Records supplied

%%

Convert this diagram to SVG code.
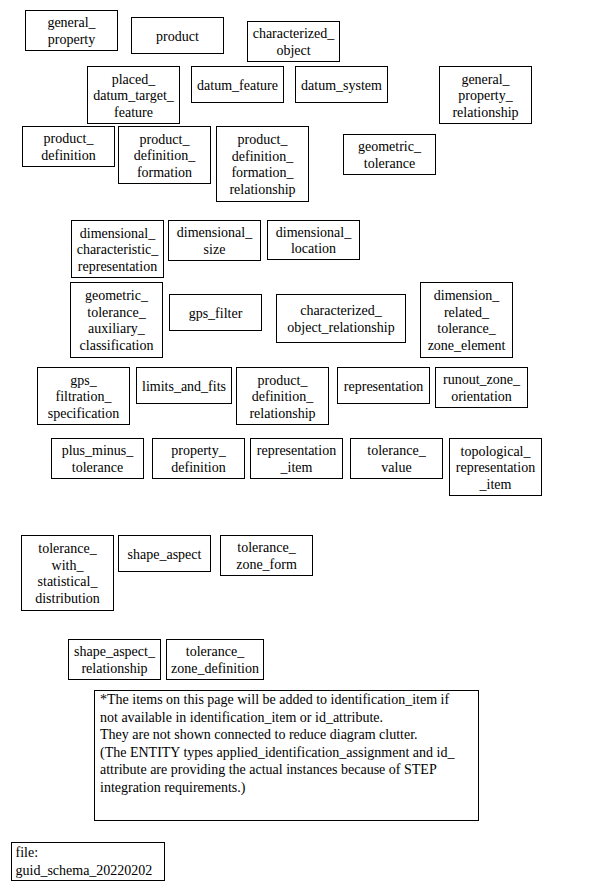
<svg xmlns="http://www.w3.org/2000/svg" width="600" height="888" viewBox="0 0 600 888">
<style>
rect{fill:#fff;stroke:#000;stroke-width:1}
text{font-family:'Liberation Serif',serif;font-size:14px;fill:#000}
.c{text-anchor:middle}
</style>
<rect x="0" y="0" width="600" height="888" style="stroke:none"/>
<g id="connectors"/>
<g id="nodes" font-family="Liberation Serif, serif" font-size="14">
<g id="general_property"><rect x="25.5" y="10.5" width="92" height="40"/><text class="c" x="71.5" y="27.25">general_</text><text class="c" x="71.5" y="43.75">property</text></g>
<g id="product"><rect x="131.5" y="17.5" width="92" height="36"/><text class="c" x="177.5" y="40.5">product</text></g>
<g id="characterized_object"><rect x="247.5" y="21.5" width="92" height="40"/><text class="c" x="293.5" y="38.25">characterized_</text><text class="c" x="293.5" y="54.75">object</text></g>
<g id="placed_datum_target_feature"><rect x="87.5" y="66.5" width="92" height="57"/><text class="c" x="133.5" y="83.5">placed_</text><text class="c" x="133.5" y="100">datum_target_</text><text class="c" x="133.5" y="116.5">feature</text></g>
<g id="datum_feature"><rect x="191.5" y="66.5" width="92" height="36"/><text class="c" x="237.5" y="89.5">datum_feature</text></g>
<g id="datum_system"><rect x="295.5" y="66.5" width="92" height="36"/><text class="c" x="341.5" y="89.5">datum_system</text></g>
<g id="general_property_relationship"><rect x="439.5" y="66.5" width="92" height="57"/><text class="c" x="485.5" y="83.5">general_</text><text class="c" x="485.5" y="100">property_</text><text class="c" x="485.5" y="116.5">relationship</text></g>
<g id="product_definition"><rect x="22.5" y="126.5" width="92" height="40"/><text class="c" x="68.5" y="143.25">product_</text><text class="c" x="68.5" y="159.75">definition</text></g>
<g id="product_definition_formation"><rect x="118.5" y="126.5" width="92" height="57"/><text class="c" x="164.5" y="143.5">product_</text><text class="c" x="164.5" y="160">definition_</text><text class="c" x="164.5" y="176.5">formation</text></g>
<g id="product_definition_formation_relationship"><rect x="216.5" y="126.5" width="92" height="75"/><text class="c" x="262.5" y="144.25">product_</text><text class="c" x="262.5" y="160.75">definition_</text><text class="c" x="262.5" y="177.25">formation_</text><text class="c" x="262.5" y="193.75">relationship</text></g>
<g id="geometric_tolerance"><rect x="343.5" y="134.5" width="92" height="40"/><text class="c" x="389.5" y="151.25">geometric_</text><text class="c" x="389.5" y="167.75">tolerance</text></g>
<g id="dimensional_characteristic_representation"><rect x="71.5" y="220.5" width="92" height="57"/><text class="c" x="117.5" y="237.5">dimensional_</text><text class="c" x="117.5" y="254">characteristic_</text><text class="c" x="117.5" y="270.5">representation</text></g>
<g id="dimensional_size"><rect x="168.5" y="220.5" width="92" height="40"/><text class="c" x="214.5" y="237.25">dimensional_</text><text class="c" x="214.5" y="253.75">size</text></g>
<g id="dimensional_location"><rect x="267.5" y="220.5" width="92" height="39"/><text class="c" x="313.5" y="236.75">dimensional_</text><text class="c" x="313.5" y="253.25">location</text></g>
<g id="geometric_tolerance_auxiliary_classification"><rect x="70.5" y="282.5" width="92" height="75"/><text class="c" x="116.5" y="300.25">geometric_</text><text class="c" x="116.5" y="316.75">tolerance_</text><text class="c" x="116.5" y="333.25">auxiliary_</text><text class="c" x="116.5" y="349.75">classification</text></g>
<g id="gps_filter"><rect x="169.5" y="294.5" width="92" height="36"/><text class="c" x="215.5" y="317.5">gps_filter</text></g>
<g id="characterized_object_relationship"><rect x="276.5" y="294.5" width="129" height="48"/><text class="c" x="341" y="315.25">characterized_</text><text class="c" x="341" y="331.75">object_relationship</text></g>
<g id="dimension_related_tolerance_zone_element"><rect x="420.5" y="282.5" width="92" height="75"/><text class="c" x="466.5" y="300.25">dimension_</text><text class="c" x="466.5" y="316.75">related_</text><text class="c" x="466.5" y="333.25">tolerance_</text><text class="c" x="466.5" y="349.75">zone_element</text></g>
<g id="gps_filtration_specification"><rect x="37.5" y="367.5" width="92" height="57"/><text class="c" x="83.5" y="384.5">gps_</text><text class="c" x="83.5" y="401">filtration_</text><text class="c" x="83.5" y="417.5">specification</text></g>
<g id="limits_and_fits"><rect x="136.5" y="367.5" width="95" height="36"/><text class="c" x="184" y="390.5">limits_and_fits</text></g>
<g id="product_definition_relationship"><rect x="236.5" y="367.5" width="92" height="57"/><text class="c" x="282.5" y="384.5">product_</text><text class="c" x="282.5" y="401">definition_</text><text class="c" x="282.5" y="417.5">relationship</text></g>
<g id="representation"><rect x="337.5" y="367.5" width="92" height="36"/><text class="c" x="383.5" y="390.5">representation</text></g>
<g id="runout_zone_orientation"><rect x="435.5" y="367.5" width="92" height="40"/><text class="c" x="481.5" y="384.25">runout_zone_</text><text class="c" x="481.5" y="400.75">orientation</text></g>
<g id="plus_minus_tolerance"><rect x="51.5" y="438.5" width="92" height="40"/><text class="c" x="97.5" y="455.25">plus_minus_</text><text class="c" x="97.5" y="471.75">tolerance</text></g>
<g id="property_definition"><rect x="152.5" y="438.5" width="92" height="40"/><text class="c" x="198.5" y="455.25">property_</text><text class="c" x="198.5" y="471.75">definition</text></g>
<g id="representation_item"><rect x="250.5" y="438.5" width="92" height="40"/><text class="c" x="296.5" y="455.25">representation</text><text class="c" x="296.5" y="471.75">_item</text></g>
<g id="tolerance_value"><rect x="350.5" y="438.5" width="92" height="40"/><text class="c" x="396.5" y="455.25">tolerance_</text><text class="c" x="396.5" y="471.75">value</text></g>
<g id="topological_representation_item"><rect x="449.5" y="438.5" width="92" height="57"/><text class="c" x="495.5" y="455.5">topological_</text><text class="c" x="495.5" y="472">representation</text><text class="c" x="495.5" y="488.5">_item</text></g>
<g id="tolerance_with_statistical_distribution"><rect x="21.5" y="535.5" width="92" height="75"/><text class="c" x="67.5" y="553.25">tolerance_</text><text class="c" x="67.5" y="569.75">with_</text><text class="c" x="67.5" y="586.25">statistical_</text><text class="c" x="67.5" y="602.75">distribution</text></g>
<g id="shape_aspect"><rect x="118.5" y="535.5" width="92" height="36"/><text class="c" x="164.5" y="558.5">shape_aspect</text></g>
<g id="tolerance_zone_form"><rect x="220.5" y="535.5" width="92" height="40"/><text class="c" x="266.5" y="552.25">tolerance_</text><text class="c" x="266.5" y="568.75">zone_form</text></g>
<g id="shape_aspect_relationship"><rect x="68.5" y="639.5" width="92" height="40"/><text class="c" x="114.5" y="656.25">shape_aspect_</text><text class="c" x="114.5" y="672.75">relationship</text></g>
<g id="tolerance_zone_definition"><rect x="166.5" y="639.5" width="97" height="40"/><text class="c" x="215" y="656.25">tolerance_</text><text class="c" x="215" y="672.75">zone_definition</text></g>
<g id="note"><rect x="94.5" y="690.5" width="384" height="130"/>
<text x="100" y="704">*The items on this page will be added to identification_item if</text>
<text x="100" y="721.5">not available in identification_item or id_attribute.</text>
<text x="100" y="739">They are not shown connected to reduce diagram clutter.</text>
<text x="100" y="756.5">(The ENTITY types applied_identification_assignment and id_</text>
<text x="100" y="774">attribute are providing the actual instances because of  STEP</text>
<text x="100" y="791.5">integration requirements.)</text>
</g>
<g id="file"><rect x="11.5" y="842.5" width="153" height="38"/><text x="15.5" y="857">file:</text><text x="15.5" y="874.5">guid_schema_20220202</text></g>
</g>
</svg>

%%
%%

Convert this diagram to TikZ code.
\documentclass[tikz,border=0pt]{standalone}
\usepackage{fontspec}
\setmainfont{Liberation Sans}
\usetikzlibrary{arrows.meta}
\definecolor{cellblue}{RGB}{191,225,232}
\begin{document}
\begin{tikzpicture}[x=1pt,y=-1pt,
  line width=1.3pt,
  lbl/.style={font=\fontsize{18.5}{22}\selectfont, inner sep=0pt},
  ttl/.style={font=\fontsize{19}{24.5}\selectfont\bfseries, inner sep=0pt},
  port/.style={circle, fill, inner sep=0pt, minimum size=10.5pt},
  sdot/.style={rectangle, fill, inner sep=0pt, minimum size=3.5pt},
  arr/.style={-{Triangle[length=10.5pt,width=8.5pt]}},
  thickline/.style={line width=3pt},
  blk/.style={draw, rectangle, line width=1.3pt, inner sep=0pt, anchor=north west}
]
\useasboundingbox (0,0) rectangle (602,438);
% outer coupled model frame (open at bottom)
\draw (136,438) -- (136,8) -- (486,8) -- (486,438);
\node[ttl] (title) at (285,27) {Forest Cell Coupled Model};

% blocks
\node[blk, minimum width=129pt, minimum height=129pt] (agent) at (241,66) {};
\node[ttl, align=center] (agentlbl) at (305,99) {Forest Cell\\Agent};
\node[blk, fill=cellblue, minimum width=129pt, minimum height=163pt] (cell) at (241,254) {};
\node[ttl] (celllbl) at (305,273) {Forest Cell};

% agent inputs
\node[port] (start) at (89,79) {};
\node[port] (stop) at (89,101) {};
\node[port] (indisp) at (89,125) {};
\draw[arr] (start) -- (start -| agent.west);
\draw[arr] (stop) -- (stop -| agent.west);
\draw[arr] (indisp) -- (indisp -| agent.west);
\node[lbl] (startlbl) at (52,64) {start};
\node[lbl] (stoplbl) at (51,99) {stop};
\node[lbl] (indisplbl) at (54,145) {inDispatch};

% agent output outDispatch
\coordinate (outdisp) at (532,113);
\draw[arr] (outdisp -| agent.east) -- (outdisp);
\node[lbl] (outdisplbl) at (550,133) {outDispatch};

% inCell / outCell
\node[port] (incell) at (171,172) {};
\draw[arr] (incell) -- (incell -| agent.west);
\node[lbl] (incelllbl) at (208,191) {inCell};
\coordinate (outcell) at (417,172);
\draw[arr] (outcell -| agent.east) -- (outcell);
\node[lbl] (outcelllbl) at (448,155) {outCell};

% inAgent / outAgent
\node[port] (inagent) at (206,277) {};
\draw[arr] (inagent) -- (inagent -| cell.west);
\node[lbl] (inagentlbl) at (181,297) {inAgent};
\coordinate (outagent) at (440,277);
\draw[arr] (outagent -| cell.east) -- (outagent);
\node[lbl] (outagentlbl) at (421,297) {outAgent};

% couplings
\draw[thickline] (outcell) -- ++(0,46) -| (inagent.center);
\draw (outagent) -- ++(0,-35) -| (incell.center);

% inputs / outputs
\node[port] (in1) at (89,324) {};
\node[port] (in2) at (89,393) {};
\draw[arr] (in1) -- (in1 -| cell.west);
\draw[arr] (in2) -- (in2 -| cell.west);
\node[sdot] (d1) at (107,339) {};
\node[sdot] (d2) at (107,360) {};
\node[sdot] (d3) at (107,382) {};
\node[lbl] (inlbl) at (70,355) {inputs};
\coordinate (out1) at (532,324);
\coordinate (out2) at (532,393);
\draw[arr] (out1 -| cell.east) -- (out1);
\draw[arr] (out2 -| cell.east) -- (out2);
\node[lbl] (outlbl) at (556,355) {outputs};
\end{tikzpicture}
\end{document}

%%

Task statement
Look through the listing above. Pick out each line with "Convert" and copy it.

Solution for this task
Convert this diagram to SVG code.
Convert this diagram to TikZ code.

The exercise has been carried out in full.